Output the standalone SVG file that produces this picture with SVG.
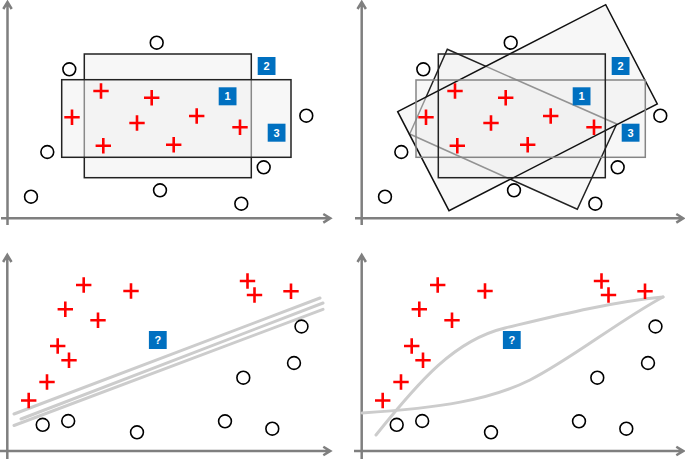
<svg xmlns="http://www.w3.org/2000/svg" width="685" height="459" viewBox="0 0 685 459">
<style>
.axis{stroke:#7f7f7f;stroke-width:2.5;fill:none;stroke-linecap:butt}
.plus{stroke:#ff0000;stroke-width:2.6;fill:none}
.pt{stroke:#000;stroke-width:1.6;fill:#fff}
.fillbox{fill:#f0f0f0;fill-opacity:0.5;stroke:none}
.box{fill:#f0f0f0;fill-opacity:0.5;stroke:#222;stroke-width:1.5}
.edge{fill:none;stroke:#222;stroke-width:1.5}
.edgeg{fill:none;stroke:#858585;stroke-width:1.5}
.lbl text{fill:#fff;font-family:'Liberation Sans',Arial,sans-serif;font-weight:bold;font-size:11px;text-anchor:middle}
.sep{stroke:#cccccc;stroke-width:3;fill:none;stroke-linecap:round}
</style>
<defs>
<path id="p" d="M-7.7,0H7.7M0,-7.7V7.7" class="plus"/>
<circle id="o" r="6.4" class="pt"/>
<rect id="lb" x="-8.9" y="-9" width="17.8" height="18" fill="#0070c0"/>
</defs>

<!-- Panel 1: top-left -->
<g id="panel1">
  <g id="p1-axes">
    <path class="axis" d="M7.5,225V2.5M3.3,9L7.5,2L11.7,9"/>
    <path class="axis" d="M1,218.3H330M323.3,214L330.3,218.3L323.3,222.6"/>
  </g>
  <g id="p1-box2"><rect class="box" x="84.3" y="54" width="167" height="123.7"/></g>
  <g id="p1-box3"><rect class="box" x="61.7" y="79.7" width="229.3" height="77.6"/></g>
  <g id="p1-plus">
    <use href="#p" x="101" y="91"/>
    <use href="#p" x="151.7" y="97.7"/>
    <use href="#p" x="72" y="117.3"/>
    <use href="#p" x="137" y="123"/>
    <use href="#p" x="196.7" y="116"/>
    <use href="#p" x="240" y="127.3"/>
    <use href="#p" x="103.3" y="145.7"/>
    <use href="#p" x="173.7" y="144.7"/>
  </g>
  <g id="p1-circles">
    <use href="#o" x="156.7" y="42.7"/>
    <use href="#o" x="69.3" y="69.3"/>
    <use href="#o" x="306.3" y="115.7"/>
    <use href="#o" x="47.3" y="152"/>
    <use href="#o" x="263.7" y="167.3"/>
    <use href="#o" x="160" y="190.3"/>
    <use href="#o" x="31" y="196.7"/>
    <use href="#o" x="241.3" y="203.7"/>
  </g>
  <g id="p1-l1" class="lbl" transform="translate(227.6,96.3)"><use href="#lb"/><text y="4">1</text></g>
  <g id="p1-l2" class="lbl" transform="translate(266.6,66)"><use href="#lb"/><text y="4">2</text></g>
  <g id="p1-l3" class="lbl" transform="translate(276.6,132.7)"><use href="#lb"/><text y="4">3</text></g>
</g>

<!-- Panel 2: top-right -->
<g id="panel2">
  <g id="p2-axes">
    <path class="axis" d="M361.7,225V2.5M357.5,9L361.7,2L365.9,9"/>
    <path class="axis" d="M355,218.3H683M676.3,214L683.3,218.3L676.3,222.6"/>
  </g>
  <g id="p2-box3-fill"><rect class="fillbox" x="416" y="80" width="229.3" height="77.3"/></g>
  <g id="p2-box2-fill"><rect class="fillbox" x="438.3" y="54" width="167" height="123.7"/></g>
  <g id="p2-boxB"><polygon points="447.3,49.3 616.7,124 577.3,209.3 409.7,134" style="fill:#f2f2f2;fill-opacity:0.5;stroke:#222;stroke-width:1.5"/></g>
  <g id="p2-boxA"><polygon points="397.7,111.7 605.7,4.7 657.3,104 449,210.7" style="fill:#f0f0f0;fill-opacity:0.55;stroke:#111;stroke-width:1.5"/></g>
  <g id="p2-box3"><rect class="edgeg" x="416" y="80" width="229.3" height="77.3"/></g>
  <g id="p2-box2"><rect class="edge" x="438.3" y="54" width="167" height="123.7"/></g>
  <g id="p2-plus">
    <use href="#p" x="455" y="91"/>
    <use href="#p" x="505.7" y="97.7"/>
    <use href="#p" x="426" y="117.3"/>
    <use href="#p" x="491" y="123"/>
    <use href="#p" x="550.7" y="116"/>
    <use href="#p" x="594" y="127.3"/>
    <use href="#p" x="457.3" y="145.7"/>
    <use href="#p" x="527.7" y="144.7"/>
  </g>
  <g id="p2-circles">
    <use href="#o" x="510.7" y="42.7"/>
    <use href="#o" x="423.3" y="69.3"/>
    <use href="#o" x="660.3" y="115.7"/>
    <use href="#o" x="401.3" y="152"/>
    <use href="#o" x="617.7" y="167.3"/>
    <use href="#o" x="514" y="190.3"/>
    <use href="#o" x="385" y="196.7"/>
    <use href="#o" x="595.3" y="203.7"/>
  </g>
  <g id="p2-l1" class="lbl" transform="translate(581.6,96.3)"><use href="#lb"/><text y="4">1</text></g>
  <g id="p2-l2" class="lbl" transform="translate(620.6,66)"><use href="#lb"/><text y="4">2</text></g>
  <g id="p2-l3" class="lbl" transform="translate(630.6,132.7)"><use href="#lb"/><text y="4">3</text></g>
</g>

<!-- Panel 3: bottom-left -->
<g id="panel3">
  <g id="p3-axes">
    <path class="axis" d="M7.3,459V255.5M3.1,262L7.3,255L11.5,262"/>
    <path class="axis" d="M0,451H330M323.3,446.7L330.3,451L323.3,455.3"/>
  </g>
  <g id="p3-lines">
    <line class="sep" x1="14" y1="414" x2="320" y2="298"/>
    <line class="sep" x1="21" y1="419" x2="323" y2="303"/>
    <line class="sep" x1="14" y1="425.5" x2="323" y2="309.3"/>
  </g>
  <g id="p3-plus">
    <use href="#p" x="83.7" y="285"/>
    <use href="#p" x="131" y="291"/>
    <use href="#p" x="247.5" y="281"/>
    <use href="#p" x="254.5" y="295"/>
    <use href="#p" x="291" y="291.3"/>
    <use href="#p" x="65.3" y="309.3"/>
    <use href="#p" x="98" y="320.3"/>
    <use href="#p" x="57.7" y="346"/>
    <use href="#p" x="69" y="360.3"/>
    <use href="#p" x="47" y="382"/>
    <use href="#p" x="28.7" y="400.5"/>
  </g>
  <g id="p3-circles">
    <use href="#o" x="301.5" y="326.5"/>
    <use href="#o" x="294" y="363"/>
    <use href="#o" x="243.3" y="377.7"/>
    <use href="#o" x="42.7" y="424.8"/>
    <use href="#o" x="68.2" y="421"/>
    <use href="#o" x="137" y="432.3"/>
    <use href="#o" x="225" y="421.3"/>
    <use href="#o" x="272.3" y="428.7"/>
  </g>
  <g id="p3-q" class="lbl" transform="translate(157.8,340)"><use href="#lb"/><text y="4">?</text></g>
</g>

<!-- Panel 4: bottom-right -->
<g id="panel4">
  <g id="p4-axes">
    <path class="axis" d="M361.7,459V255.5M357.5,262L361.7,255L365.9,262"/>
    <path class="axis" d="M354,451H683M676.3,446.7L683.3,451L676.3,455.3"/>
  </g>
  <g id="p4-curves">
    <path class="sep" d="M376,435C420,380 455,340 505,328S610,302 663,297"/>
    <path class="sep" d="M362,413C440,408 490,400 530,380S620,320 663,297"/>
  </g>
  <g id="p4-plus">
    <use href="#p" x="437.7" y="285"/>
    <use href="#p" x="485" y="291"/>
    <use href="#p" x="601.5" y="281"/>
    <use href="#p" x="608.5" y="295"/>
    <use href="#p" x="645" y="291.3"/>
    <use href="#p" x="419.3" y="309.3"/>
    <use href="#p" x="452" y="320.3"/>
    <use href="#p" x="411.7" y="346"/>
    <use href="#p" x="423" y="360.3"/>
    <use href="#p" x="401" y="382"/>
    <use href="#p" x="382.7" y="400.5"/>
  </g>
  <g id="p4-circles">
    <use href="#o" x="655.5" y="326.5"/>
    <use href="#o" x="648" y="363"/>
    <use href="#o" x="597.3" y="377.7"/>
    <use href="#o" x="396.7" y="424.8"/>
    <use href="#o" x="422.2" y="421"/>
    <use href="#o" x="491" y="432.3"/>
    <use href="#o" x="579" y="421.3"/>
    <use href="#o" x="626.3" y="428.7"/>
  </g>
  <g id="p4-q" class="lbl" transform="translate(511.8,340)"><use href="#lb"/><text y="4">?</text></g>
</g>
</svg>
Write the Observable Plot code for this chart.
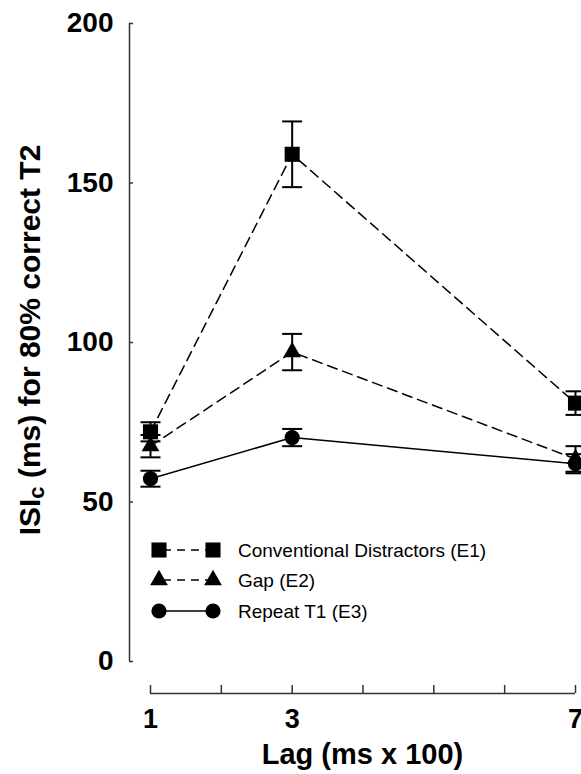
========================================
◆ WHAT IS REQUIRED: Each line holding "this" must be found and copied.

◆ CORRECT OUTPUT:
Output the standalone SVG file that produces this picture with SVG.
Write the Observable Plot code for this chart.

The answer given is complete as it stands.